In doing this, he conceded the government’s censorship of an article in The Economist on the Bersih protest rally was ineffective and promised to review his country’s censorship methods.

‘If the international media wants to criticise us, let them. If we need to, we engage them. We give our side of story, and if they have crossed the line, then we have to resort to legal means,’ he said.

Foreign correspondents have traditionally found this country difficult territory in which to operate and are often widely disliked by local journalists who are coerced into toeing a management line while the outsiders are free to report as they see fit. This is largely because newspaper owners require a license to publish that must be renewed each year, resulting in coverage that’s heavily self-censored and primarily used to support government policies.

‘For too long, it was an easy out to say that the foreign media were not reporting the “real story” or were “twisting facts” or were “pro-opposition” when the reality of the matter was that the government newsmakers were unwilling or unable to engage foreign correspondents to provide their side of the story,’ Bose said.

As the paperwork from previous FCC bids languished on the mahogany desks of bureaucrats, one senior journalist was once pulled aside by Mahathir. Dismayed, the then prime minister asked: ‘Why do you want to establish a Foreign Correspondents Club here when if you have any problems you can always come and talk to me personally?’

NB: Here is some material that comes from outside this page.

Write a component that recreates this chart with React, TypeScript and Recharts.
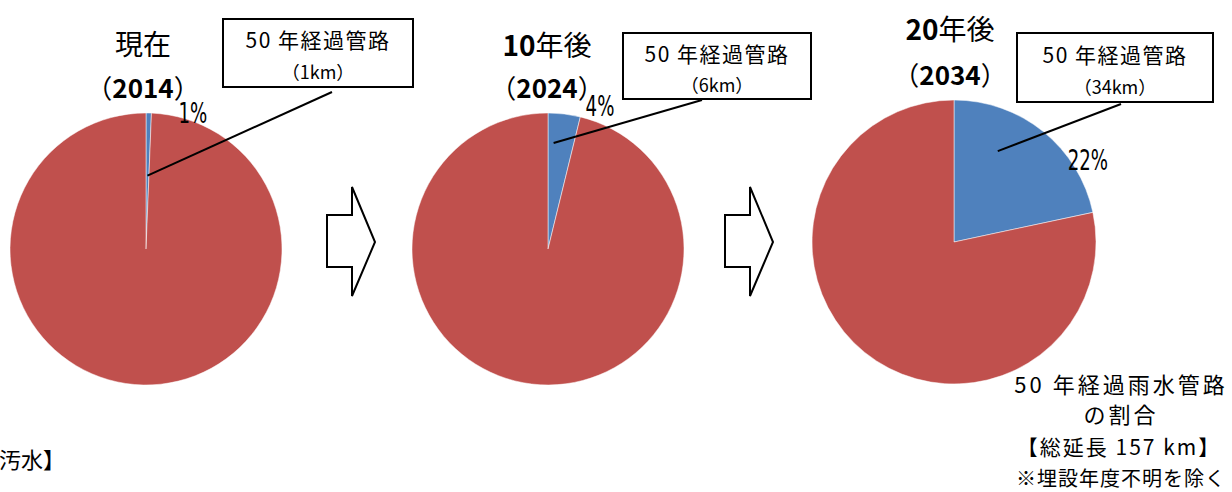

It possibly never dawned on the leader that such cosy relations between the media and the executive arm of government was considered anathema to foreign journalists, who were also disturbed by the sycophantic relations encouraged by the government and state-linked press.


Clubs elsewhere have been well established in Hong Kong, Japan, Thailand and even Cambodia for decades, and have emerged as an integral force within their local communities.

Bose said the FCCM would provide a conduit to government and opposition leaders to get their views across to the international community, and to help foreign media in Malaysia get a better and more comprehensive understanding of issues facing the country.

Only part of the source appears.